A Monster Calls by Patrick Ness

A Monster Calls by Patrick Ness

cover illustration by Jim Kay

Thirteen-year-old Conor’s mother is undergoing chemotherapy. She’s been through it before, and both she and he talk as if this were just one more round of treatments, horrible to go through, but necessary to get her better again. Only, the treatments aren’t working and she’s not getting better. Meanwhile, Conor is being bullied at school, something he endures so stoically it’s almost as if he welcomes the punishment, and also has to put up with being looked after by his grandmother, a busy, efficient and scrupulously tidy woman not used to having to deal with a troubled boy.

And Conor is troubled. He’s wilfully isolated at school and hopeless about the future. He knows, deep down, what’s going to happen to his mother, and knows it will mean he’ll either have to live with his grandmother, whom he hates, or his divorced father, who’s far more interested in the new family he’s started in America.

And then, to top it all, Conor is visited by a monster. Woken in the darkest hour from a recurring nightmare, he sees the yew tree from the graveyard at the back of his house form itself into a monster and come to stand outside his bedroom window.

It’s not there to frighten him, though. It’s there to help him. Only, not in an easy or obvious way:

Here is what will happen, Conor O’Malley… I will come to you again on further nights… And I will tell you three stories. Three tales from when I walked before… And when I have finished my three stories… you will tell me a fourth… and it will be the truth.

The stories the monster tells are far from comforting. And after each telling, Conor finds himself landed with some massive inconvenience to have to deal with, like a floor covered in twigs or yew-berries. (It gets much worse later on.)

A Monster Calls coverI found A Monster Calls an utterly compelling read.

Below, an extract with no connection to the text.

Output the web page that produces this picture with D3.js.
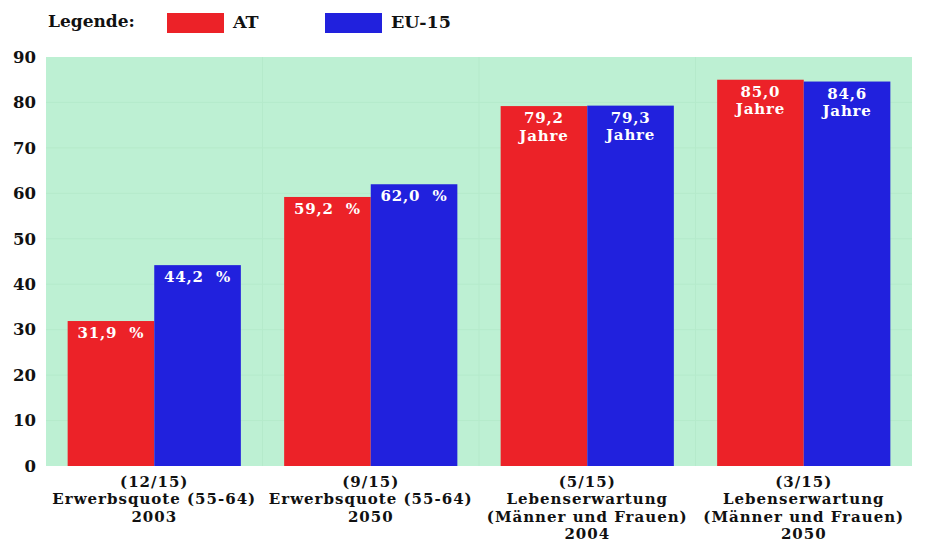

Patrick Ness (working from an idea from author Siobhan Dowd) follows Conor into some pretty dark, uncomfortable situations, and part of the compulsion in reading is to see how Ness deals with what is, after all, an awful situation. It’s obvious there’s no magic waiting in the wings to cure Conor’s mother. So how can it be turned into a story that ends in anything but despair?

Most of the trouble in the story is caused by the fact that nobody can come out and admit that Conor’s mother is dying — not Conor, not his mother, not any of the largely well-meaning but helpless adults — but then again, who could? It is, then, ultimately a story about having to face a cold, brutal, and unavoidable truth when you’re the only person who can force yourself to face it.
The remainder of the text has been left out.